Hamiltonian systems of ordinary and partial differential equations are fundamental across modern science and engineering, appearing in models that span virtually all physical scales. A critical property for the robustness and stability of computational methods in such systems is the symplectic structure, which preserves geometric properties like phase-space volume over time and energy conservation over an extended period. In this paper, we present quantum algorithms that incorporate symplectic integrators, ensuring the preservation of this key structure. We demonstrate how these algorithms maintain the symplectic properties for both linear and nonlinear Hamiltonian systems.
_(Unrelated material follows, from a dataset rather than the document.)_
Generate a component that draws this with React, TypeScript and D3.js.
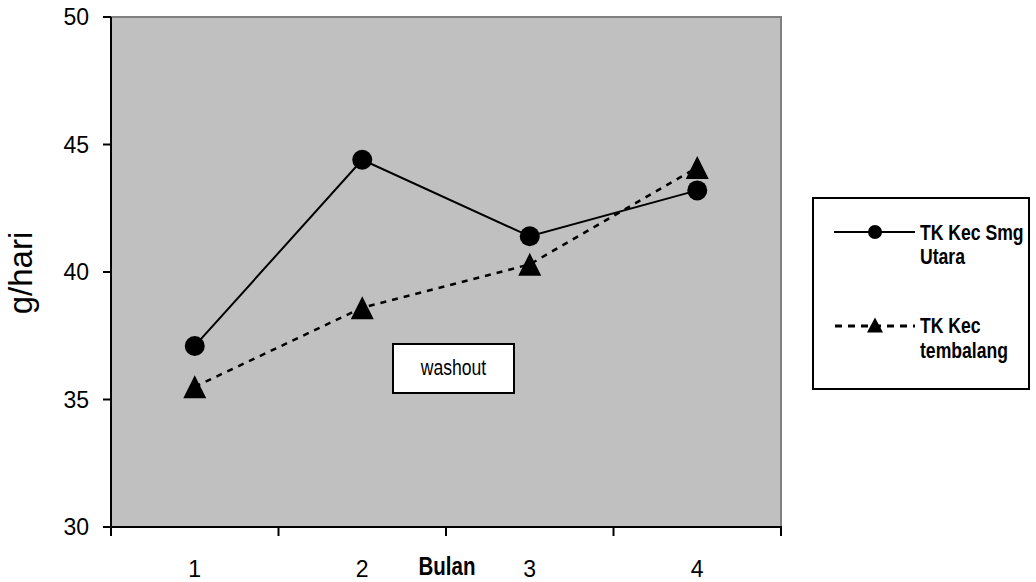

Additionally, we provide a comprehensive theoretical analysis of the computational complexity, showing that our approach offers both accuracy and improved efficiency over classical algorithms. These results highlight the potential application of quantum algorithms for solving large-scale Hamiltonian systems while preserving essential physical properties.

翻译：哈密顿常微分与偏微分方程组是现代科学与工程领域的基石，其模型几乎涵盖所有物理尺度。此类系统中计算方法的鲁棒性与稳定性依赖于一个关键特性——辛结构，该结构能够长时间保持相空间体积等几何性质，并在较长时间尺度上维持能量守恒。本文提出了一类融合辛积分器的量子算法，确保了这一关键结构的保持。我们论证了这些算法在线性与非线性哈密顿系统中如何维持辛特性。此外，我们提供了计算复杂度的完整理论分析，证明该方法在保证精度的同时，相比经典算法具有更高的计算效率。这些成果彰显了量子算法在求解大规模哈密顿系统并保持关键物理特性方面的应用潜力。